Ich habe hier versucht eine Zusammenfassung der 5 Reisetage, in denen ich viel gesehen und erlebt habe, zu machen.
Bestimmt werde ich nachträglich, an so manches denken was ich hätte zufügen können.
Ich möchte auch hier die Gelegenheit nehmen und herzlichen Dank aussprechen an:
Anna Herzog und Rudi Dorow für die gute Betreuung und die immer hilfreich waren unsere Wünsche zu erfüllen.
Unserem Sohn Bernard möchten wir ganz besonders für seine Recherchen und Bemühungen, dass diese Reise zustande kam, ganz herzlich danken.
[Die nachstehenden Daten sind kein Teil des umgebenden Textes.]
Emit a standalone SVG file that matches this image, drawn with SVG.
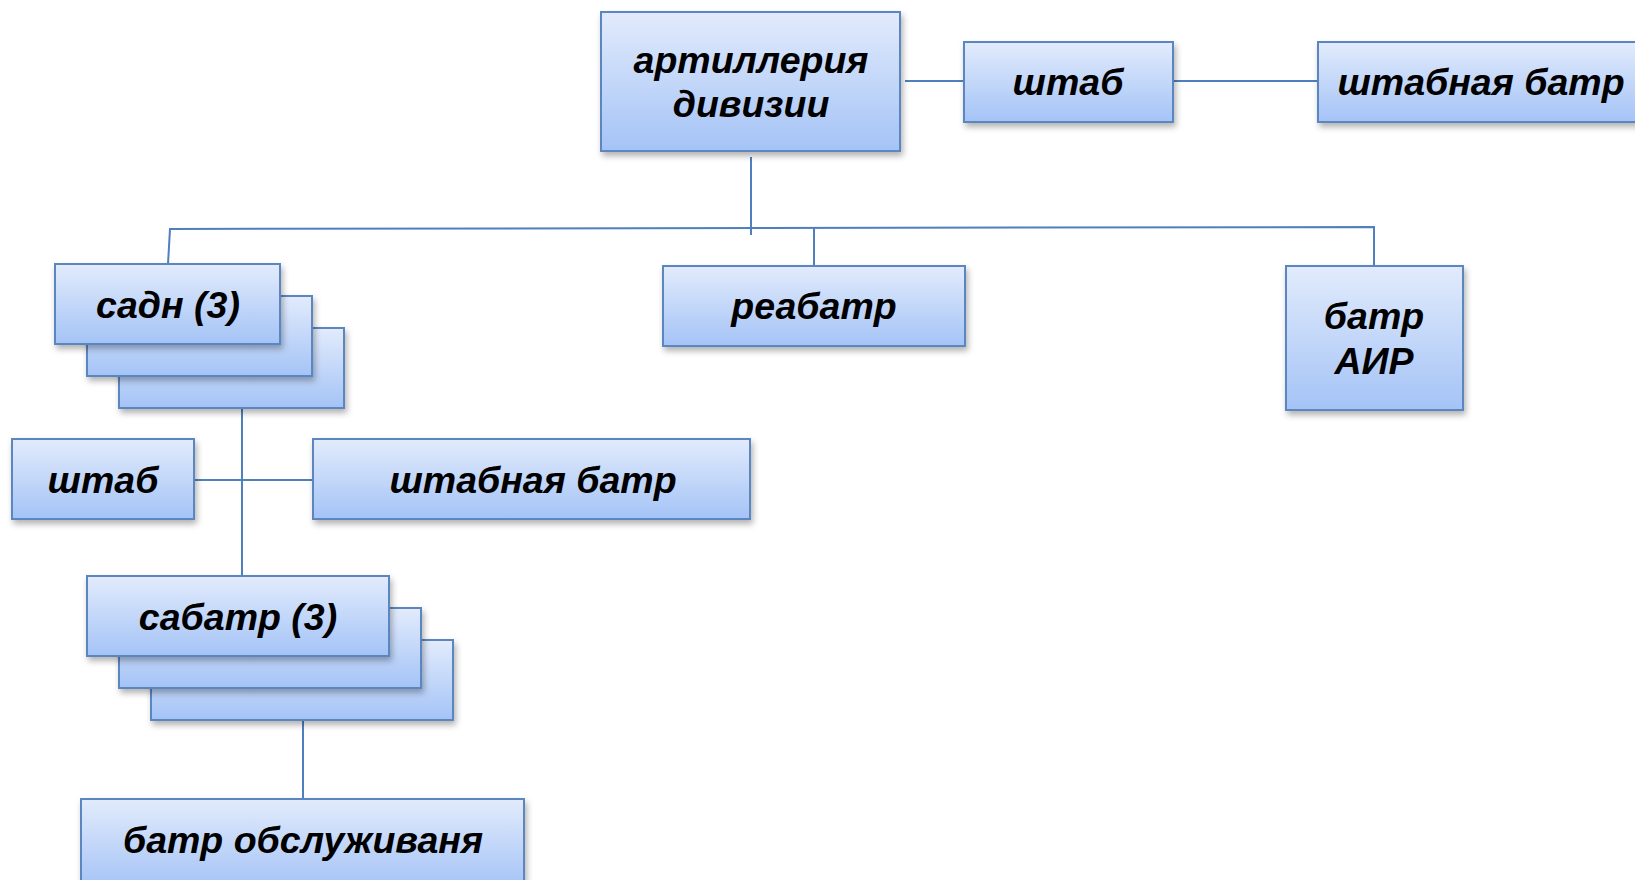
<svg xmlns="http://www.w3.org/2000/svg" width="1635" height="880" viewBox="0 0 1635 880">
<defs>
<linearGradient id="g" x1="0" y1="0" x2="0" y2="1">
<stop offset="0" stop-color="#e2ebfc"/>
<stop offset="1" stop-color="#a4c3f6"/>
</linearGradient>
<filter id="sh" x="-10%" y="-10%" width="130%" height="140%">
<feDropShadow dx="2" dy="4" stdDeviation="3" flood-color="#000" flood-opacity="0.3"/>
</filter>
</defs>
<style>
.b{fill:url(#g);stroke:#5b86c0;stroke-width:2;filter:url(#sh)}
.t{font-family:"Liberation Sans",Arial,sans-serif;font-weight:bold;font-style:italic;font-size:37.5px;fill:#000;text-anchor:middle}
.c{stroke:#4f7fbd;stroke-width:2;fill:none}
</style>
<rect width="1635" height="880" fill="#fff"/>
<g id="connectors">
<line class="c" x1="905" y1="81" x2="964" y2="81"/>
<line class="c" x1="1173" y1="81" x2="1318" y2="81"/>
<line class="c" x1="751" y1="157" x2="751" y2="235"/>
<polyline class="c" points="168,264 170,229 1374,227 1374,266"/>
<line class="c" x1="814" y1="228" x2="814" y2="266"/>
<line class="c" x1="242" y1="408" x2="242" y2="576"/>
<line class="c" x1="194" y1="480" x2="313" y2="480"/>
<line class="c" x1="303" y1="720" x2="303" y2="799"/>
</g>
<g id="art-div">
<rect class="b" x="601" y="12" width="299" height="139"/>
<text class="t" x="751" y="73">артиллерия</text>
<text class="t" x="751" y="117">дивизии</text>
</g>
<g id="shtab-top">
<rect class="b" x="964" y="42" width="209" height="80"/>
<text class="t" x="1068" y="95">штаб</text>
</g>
<g id="shtab-batr-top">
<rect class="b" x="1318" y="42" width="330" height="80"/>
<text class="t" x="1481" y="95">штабная батр</text>
</g>
<g id="sadn">
<rect class="b" x="119" y="328" width="225" height="80"/>
<rect class="b" x="87" y="296" width="225" height="80"/>
<rect class="b" x="55" y="264" width="225" height="80"/>
<text class="t" x="168" y="318">садн (3)</text>
</g>
<g id="reabatr">
<rect class="b" x="663" y="266" width="302" height="80"/>
<text class="t" x="814" y="319">реабатр</text>
</g>
<g id="batr-air">
<rect class="b" x="1286" y="266" width="177" height="144"/>
<text class="t" x="1374" y="329">батр</text>
<text class="t" x="1374" y="374">АИР</text>
</g>
<g id="shtab-left">
<rect class="b" x="12" y="439" width="182" height="80"/>
<text class="t" x="103" y="493">штаб</text>
</g>
<g id="shtab-batr-mid">
<rect class="b" x="313" y="439" width="437" height="80"/>
<text class="t" x="533" y="493">штабная батр</text>
</g>
<g id="sabatr">
<rect class="b" x="151" y="640" width="302" height="80"/>
<rect class="b" x="119" y="608" width="302" height="80"/>
<rect class="b" x="87" y="576" width="302" height="80"/>
<text class="t" x="238" y="630">сабатр (3)</text>
</g>
<g id="batr-obsl">
<rect class="b" x="81" y="799" width="443" height="90"/>
<text class="t" x="303" y="853">батр обслуживаня</text>
</g>
</svg>
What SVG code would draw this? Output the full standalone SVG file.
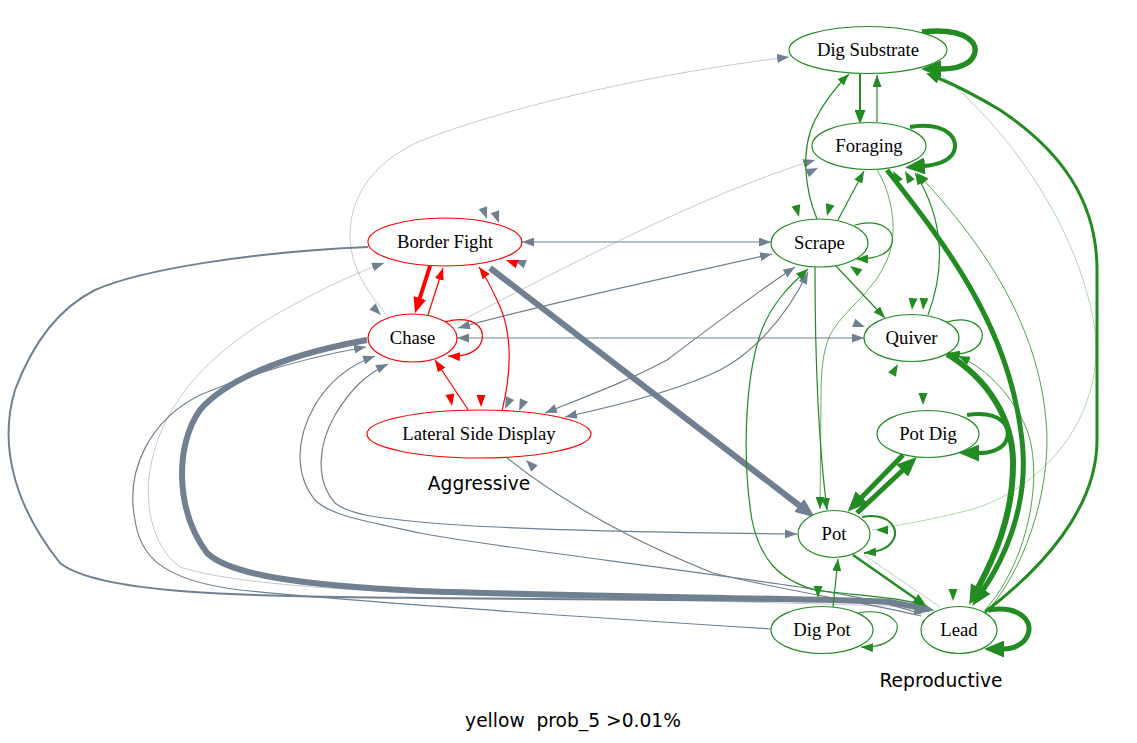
<svg xmlns="http://www.w3.org/2000/svg" xmlns:xlink="http://www.w3.org/1999/xlink" width="1137" height="743" viewBox="0 0 1137 743">
<style>
.g{stroke:#708090;fill:none;stroke-width:1.2}
.gl{stroke:#708090;fill:none;stroke-width:0.7;stroke-opacity:0.6}
.gr{stroke:#228b22;fill:none;stroke-width:1.2}
.grl{stroke:#228b22;fill:none;stroke-width:0.7;stroke-opacity:0.5}
.r{stroke:#ff0000;fill:none;stroke-width:1.2}
.ng ellipse{fill:#fff;stroke:#228b22;stroke-width:1.2}
.nr ellipse{fill:#fff;stroke:#ff0000;stroke-width:1.2}
.nt{font-family:"Liberation Serif","Times New Roman",serif;font-size:18.67px;text-anchor:middle;fill:#000}
.lt{font-family:"DejaVu Sans",sans-serif;font-size:18.67px;text-anchor:middle;fill:#000}
.fg{fill:#708090}.fgr{fill:#228b22}.fr{fill:#ff0000}
</style>
<defs>
<marker id="mg" viewBox="0 0 12 9" refX="12" refY="4.5" markerWidth="12" markerHeight="9" markerUnits="userSpaceOnUse" orient="auto-start-reverse"><path d="M0,0L12,4.5L0,9z" fill="#708090"/></marker>
<marker id="mgL" viewBox="0 0 20 16" refX="1" refY="8" markerWidth="20" markerHeight="16" markerUnits="userSpaceOnUse" orient="auto"><path d="M0,0L20,8L0,16z" fill="#708090"/></marker>
<marker id="mgr" viewBox="0 0 12 9" refX="12" refY="4.5" markerWidth="12" markerHeight="9" markerUnits="userSpaceOnUse" orient="auto"><path d="M0,0L12,4.5L0,9z" fill="#228b22"/></marker>
<marker id="mgrM" viewBox="0 0 14 11" refX="1" refY="5.5" markerWidth="14" markerHeight="11" markerUnits="userSpaceOnUse" orient="auto"><path d="M0,0L14,5.5L0,11z" fill="#228b22"/></marker>
<marker id="mgrL" viewBox="0 0 20 17" refX="1" refY="8.5" markerWidth="20" markerHeight="17" markerUnits="userSpaceOnUse" orient="auto"><path d="M0,0L20,8.5L0,17z" fill="#228b22"/></marker>
<marker id="mr" viewBox="0 0 12 9" refX="12" refY="4.5" markerWidth="12" markerHeight="9" markerUnits="userSpaceOnUse" orient="auto"><path d="M0,0L12,4.5L0,9z" fill="#ff0000"/></marker>
<marker id="mrL" viewBox="0 0 16 13" refX="1" refY="6.5" markerWidth="16" markerHeight="13" markerUnits="userSpaceOnUse" orient="auto"><path d="M0,0L16,6.5L0,13z" fill="#ff0000"/></marker>
<path id="ah" d="M0,0L-12,-4.5L-12,4.5z"/>
</defs>
<rect width="1137" height="743" fill="#fff"/>
<g id="connectors">
<!-- gray -->
<path class="g" d="M522,242L771,242" marker-start="url(#mg)" marker-end="url(#mg)"/>
<path class="g" d="M457,338L864,338" marker-start="url(#mg)" marker-end="url(#mg)"/>
<path class="g" style="stroke-width:6" d="M490,268L800,506" marker-end="url(#mgL)"/>
<path class="g" d="M458,328C560,300 680,275 772,254" marker-start="url(#mg)" marker-end="url(#mg)"/>
<path class="gl" d="M455,324C560,270 700,195 815,160" marker-end="url(#mg)"/>
<path class="gl" d="M388,316C372,298 350,270 350,235C350,195 375,160 423,140C500,110 640,75 789,57" marker-end="url(#mg)"/>
<path class="g" d="M795,267C760,290 720,320 667,360C630,380 590,395 545,413" marker-start="url(#mg)" marker-end="url(#mg)"/>
<path class="g" d="M808,272C785,320 750,355 720,370C680,390 620,405 565,417" marker-start="url(#mg)" marker-end="url(#mg)"/>
<path class="g" style="stroke-width:2" d="M368,247C250,252 140,270 95,290C55,310 30,350 15,390C0,440 10,500 60,563C100,595 250,596 420,598L900,602"/>
<path class="g" d="M771,629C600,618 350,602 240,590C160,580 140,555 135,520C125,470 150,420 200,395C260,370 320,355 366,347" marker-end="url(#mg)"/>
<path class="gl" d="M920,607C700,600 500,597 420,593C300,588 220,580 180,567C150,545 145,500 150,470C160,410 200,360 270,318C310,295 350,275 384,263" marker-end="url(#mg)"/>
<path class="g" style="stroke-width:6" d="M367,340C300,352 230,375 200,410C175,445 175,510 207,553C230,575 300,585 420,591C600,597 800,598 890,602L916,607" marker-end="url(#mgL)"/>
<path class="g" d="M921,614C880,600 830,592 800,587C650,565 480,545 420,533C360,520 330,515 315,500C295,475 295,440 315,405C330,380 350,365 375,356" marker-end="url(#mg)"/>
<path class="g" d="M388,364C365,375 350,390 335,415C318,445 315,480 335,503C350,515 380,518 420,522C500,530 700,533 797,534" marker-start="url(#mg)" marker-end="url(#mg)"/>
<path class="g" d="M507,458C560,500 630,540 713,573C780,590 880,605 921,616"/>
<!-- red -->
<path class="r" style="stroke-width:4" d="M430,266L419.5,299" marker-end="url(#mrL)"/>
<path class="r" d="M428,315L443,268" marker-end="url(#mr)"/>
<path class="r" d="M469,411L435,360" marker-end="url(#mr)"/>
<path class="r" d="M502,411C512,370 512,330 497,300C490,285 485,275 479,267" marker-end="url(#mr)"/>
<path class="r" d="M445,322C470,315 485,325 482,340C479,352 465,357 448,356" marker-end="url(#mr)"/>
<!-- green -->
<path class="gr" style="stroke-width:5.5" d="M922,32C967,27 985,45 970,61C963,67 953,69 940,69" marker-end="url(#mgrL)"/>
<path class="gr" style="stroke-width:2" d="M860,74L860,111" marker-end="url(#mgrM)"/>
<path class="gr" d="M877,122L877,75" marker-end="url(#mgr)"/>
<path class="gr" style="stroke-width:4" d="M910,127C947,121 962,140 952,155C946,162 937,165 924,166" marker-end="url(#mgrL)"/>
<path class="gr" d="M838,220L864,171" marker-end="url(#mgr)"/>
<path class="gr" d="M817,219C805,190 800,150 815,120C825,100 838,85 849,74" marker-end="url(#mgr)"/>
<path class="gr" d="M855,225C880,218 895,230 892,243C889,256 873,259 856,259" marker-end="url(#mgr)"/>
<path class="gr" d="M835,265L885,318" marker-end="url(#mgr)"/>
<path class="gr" d="M947,322C972,315 985,328 982,338C979,350 965,356 948,353" marker-end="url(#mgr)"/>
<path class="gr" d="M928,315C945,270 945,220 915,173" marker-end="url(#mgr)"/>
<path class="gr" style="stroke-width:0.8" d="M990,608C1030,560 1052,480 1046,420C1038,330 990,250 917,173" marker-end="url(#mgr)"/>
<path class="gr" style="stroke-width:0.8" d="M985,610C1030,560 1045,470 1025,425C1008,390 985,368 958,356" marker-end="url(#mgr)"/>
<path class="gr" style="stroke-width:0.7" d="M877,170C890,190 900,230 887,260C875,290 845,310 833,330C823,345 821,370 821,400L820,509" marker-end="url(#mgr)"/>
<path class="gr" d="M815,267C815,350 818,440 827,510" marker-end="url(#mgr)"/>
<path class="gr" d="M922,605C900,597 850,595 815,590C780,580 760,560 752,520C742,460 745,380 760,335C770,305 790,285 808,269" marker-end="url(#mgr)"/>
<path class="gr" d="M833,607L838,559" marker-end="url(#mgr)"/>
<path class="gr" d="M858,613C885,608 900,620 897,630C894,642 878,648 861,647" marker-end="url(#mgr)"/>
<path class="gr" style="stroke-width:2" d="M862,517C890,512 900,530 893,540C888,550 875,552 864,553" marker-end="url(#mgr)"/>
<path class="grl" d="M940,607L864,555"/>
<path class="grl" d="M940,74C1010,130 1080,230 1095,330C1105,420 1040,490 970,510C930,520 900,525 872,530"/>
<path class="gr" style="stroke-width:5" d="M887,170C950,250 1010,330 1022,440C1030,510 1000,565 983,590" marker-end="url(#mgrL)"/>
<path class="gr" style="stroke-width:6" d="M947,354C990,380 1012,420 1013,460C1014,520 990,565 978,588" marker-end="url(#mgrL)"/>
<path class="gr" style="stroke-width:4" d="M967,415C1002,410 1014,428 1005,443C999,451 990,453 978,453" marker-end="url(#mgrL)"/>
<path class="gr" style="stroke-width:5" d="M903,455L861,498" marker-end="url(#mgrL)"/>
<path class="gr" style="stroke-width:5" d="M857,513L903,470" marker-end="url(#mgrL)"/>
<path class="gr" style="stroke-width:5" d="M988,610C1022,604 1038,625 1024,641C1017,648 1010,649 1003,649" marker-end="url(#mgrL)"/>
<path class="gr" style="stroke-width:3" d="M985,612C1040,570 1097,510 1097,440L1097,270C1097,200 1060,150 1000,110C975,95 955,85 938,78" marker-end="url(#mgrM)"/>
<path class="gr" style="stroke-width:2.5" d="M853,555L916,599" marker-end="url(#mgrM)"/>
<!-- detached arrowheads -->
<use xlink:href="#ah" class="fg" transform="translate(487,219) rotate(70)"/>
<use xlink:href="#ah" class="fg" transform="translate(499,223) rotate(70)"/>
<use xlink:href="#ah" class="fg" transform="translate(514,260) rotate(200)"/>
<use xlink:href="#ah" class="fg" transform="translate(381,315) rotate(45)"/>
<use xlink:href="#ah" class="fg" transform="translate(505,409) rotate(115)"/>
<use xlink:href="#ah" class="fg" transform="translate(519,411) rotate(115)"/>
<use xlink:href="#ah" class="fg" transform="translate(526,460) rotate(-135)"/>
<use xlink:href="#ah" class="fg" transform="translate(865,327) rotate(20)"/>
<use xlink:href="#ah" class="fg" transform="translate(818,168) rotate(-25)"/>
<use xlink:href="#ah" class="fr" transform="translate(506,260) rotate(200)"/>
<use xlink:href="#ah" class="fr" transform="translate(452,406) rotate(80)"/>
<use xlink:href="#ah" class="fr" transform="translate(481,407) rotate(90)"/>
<use xlink:href="#ah" class="fgr" transform="translate(799,217) rotate(75)"/>
<use xlink:href="#ah" class="fgr" transform="translate(827,216) rotate(105)"/>
<use xlink:href="#ah" class="fgr" transform="translate(850,266) rotate(-145)"/>
<use xlink:href="#ah" class="fgr" transform="translate(912,310) rotate(95)"/>
<use xlink:href="#ah" class="fgr" transform="translate(923,310) rotate(95)"/>
<use xlink:href="#ah" class="fgr" transform="translate(898,364) rotate(-60)"/>
<use xlink:href="#ah" class="fgr" transform="translate(923,405) rotate(90)"/>
<use xlink:href="#ah" class="fgr" transform="translate(876,530) rotate(180)"/>
<use xlink:href="#ah" class="fgr" transform="translate(818,598) rotate(90)"/>
<use xlink:href="#ah" class="fgr" transform="translate(953,601) rotate(90)"/>
<use xlink:href="#ah" class="fgr" transform="translate(893,171) rotate(-120)"/>
<use xlink:href="#ah" class="fgr" transform="translate(905,171) rotate(-120)"/>
</g>
<g id="node-dig-substrate" class="ng"><ellipse cx="868" cy="50" rx="79" ry="23.5"/><text class="nt" x="868" y="56">Dig Substrate</text></g>
<g id="node-foraging" class="ng"><ellipse cx="869" cy="146" rx="57" ry="23.5"/><text class="nt" x="869" y="152">Foraging</text></g>
<g id="node-scrape" class="ng"><ellipse cx="819.5" cy="243" rx="48.5" ry="24"/><text class="nt" x="819.5" y="249">Scrape</text></g>
<g id="node-quiver" class="ng"><ellipse cx="911.5" cy="338" rx="47.5" ry="23.5"/><text class="nt" x="911.5" y="344">Quiver</text></g>
<g id="node-pot-dig" class="ng"><ellipse cx="928" cy="434" rx="51" ry="23.5"/><text class="nt" x="928" y="440">Pot Dig</text></g>
<g id="node-pot" class="ng"><ellipse cx="834" cy="534" rx="36" ry="23.5"/><text class="nt" x="834" y="540">Pot</text></g>
<g id="node-dig-pot" class="ng"><ellipse cx="822" cy="630" rx="51" ry="23.5"/><text class="nt" x="822" y="636">Dig Pot</text></g>
<g id="node-lead" class="ng"><ellipse cx="959" cy="630" rx="38" ry="23.5"/><text class="nt" x="959" y="636">Lead</text></g>
<g id="node-border-fight" class="nr"><ellipse cx="445" cy="242" rx="77" ry="24"/><text class="nt" x="445" y="248">Border Fight</text></g>
<g id="node-chase" class="nr"><ellipse cx="412.5" cy="338" rx="44.5" ry="24"/><text class="nt" x="412.5" y="344">Chase</text></g>
<g id="node-lateral-side-display" class="nr"><ellipse cx="479" cy="434" rx="112" ry="24"/><text class="nt" x="479" y="440">Lateral Side Display</text></g>
<g id="labels">
<text class="lt" x="479" y="490">Aggressive</text>
<text class="lt" x="941" y="687">Reproductive</text>
<text class="lt" x="573" y="727" style="white-space:pre">yellow  prob_5 &gt;0.01%</text>
</g>
</svg>
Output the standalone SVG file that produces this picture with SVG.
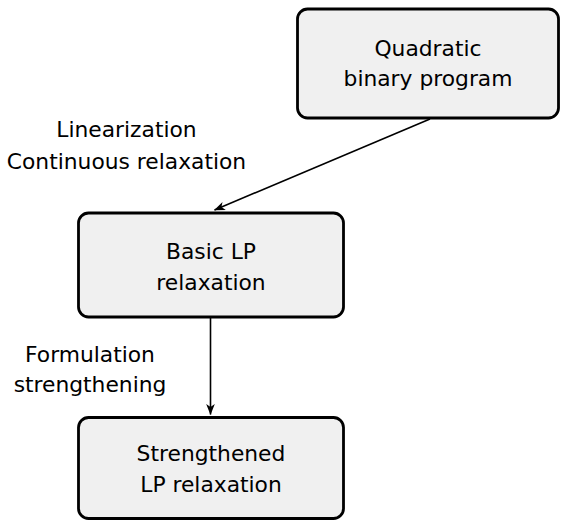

Die Knüpfung der vielen Kontakte, durch das Internet mit Anna und anderen Personen als auch die Planung einer Gruppenfahrt 2010, hat den entscheidenden Beschluss unserer Teilnahme gebracht.
Das Zusammentreffen mit Groß Krössinern und der gemeinsame Besuch, mit dem Bus, war eine besondere große Freunde.

Auch herzlichen Dank an Sergej, der uns unterwegs sehr gut mit Getränken, Würstchen und anderen Snacks versorgt hat. Er wusste immer wo und wann eine Pause eingelegt werden sollte. Seine sichere Fahrweise war sehr beruhigend und unverzichtlich.

Auch nochmals vielen herzlichen Dank an Anita geb. Laude und ihrem Mann sowie an Edith Lübke, die extra den Besuch nach Bad Polzin/ Groß Krössin gemacht haben, sodass wir uns wiedersehen und uns nach 65 Jahren umarmen konnten. Wir hatten uns gegenseitig sehr viel zu erzählen.
Ich freue mich sehr auf unsere Treffen und Reise ins Neustettiner Land vom 22.05. – 28.05.2011.